Бадди-муви, переходящий в семейную мелодраму с элементами «мальчишника», щепоткой экшена и пассажами, достойными лучших семейных пикировок Ноа Баумбака (причём скорее из «Истории семьи Майровиц», чем из «Брачной истории»). Ковино не просто последовательно корректирует киноформу, но беззастенчиво обманывает зрительские ожидания: после разговора с матерью Кайла во время новогоднего ужина, Майкл направляется в гостиную, он пьян, решителен, и, кажется, позора не миновать. Так и есть, только вот вместо ожидаемой патетической речи, Майкл падает ничком прямиком на праздничную ёлку. Или вот, во время мальчишника, Кайл проваливается в прорубь, и у Майкла, наконец-то, появляется возможность доказать силу своей дружбы: на протяжении минутной сцены Ковино умудряется обмануть ожидания дважды. И каждый раз отгадка, продолжение, развязка сцены оказывается прозаичнее, чем рисовала её возбуждённая формальными приёмами фантазия.

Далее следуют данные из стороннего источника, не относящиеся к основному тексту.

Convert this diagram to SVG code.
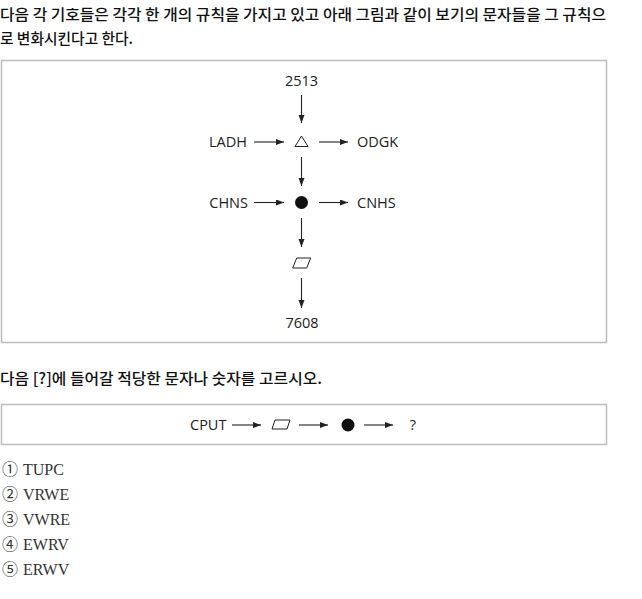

В том и секрет. Радость от неизбывности бытия, как и у Ромера, рождается из повседневного, из того, что происходящее оказывается обыденнее ожиданий. Можно ожидать невероятного хэппи-энда, драматичной развязки или трагического финала, но Ковино всего-то позволяет своим героям остаться ровно на том же месте. Год за годом, день за днём, час за часом они продолжают педалировать, что есть сил. То есть просто жить.